Diving coach Doug Shaffer, who begins his sixth season at LSU, said the South Carolina meet will be used as a measuring stick to see where the team is after a rigorous preseason of training.
“It is an opportunity to compete and go head-to-head versus a good opponent and get a gauge on where we are,” said Shaffer. “Our goals are to work on the things that we have been building up to at this point in the year. It will be a good evaluation on what adjustments we need to be able to make for the rest of the season.”
Shaffer credited strength and conditioning coach Robbie Yellot for preparing the team for the challenges that lie ahead.
“Our preseason has gone really well,” said Shaffer. “Robbie, our new strength coach, has done a fabulous job and the best in my history here at LSU. That is going to really help us in the later part of the season.”

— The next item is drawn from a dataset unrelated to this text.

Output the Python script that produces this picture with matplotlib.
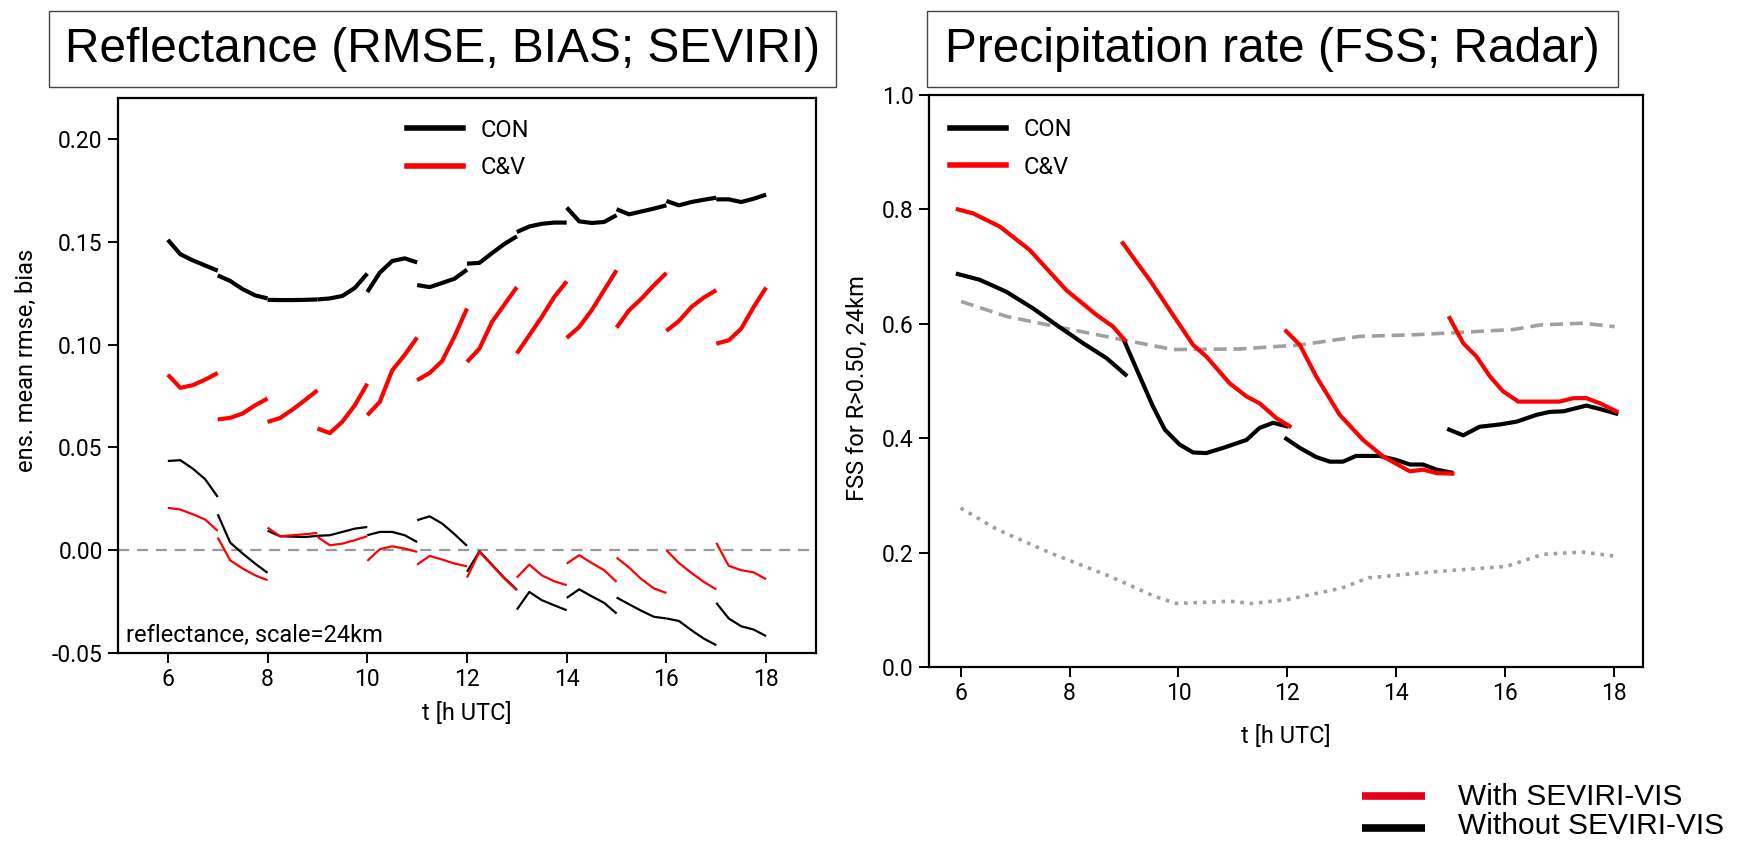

LSU leads the overall series with South Carolina, 7-5, with all 12 of those decisions coming in Baton Rouge. Saturday marks the first trip to Columbia for the Tigers.
The two teams last competed in 2004 when the Gamecocks defeated both the LSU men and women in Baton Rouge. The Tiger men have won two out of the last three meetings against South Carolina, while the Lady Tiger women have captured three out of the last four decisions versus the Gamecocks.
South Carolina fell to Virginia Tech in its season opener on Oct. 5 in Columbia.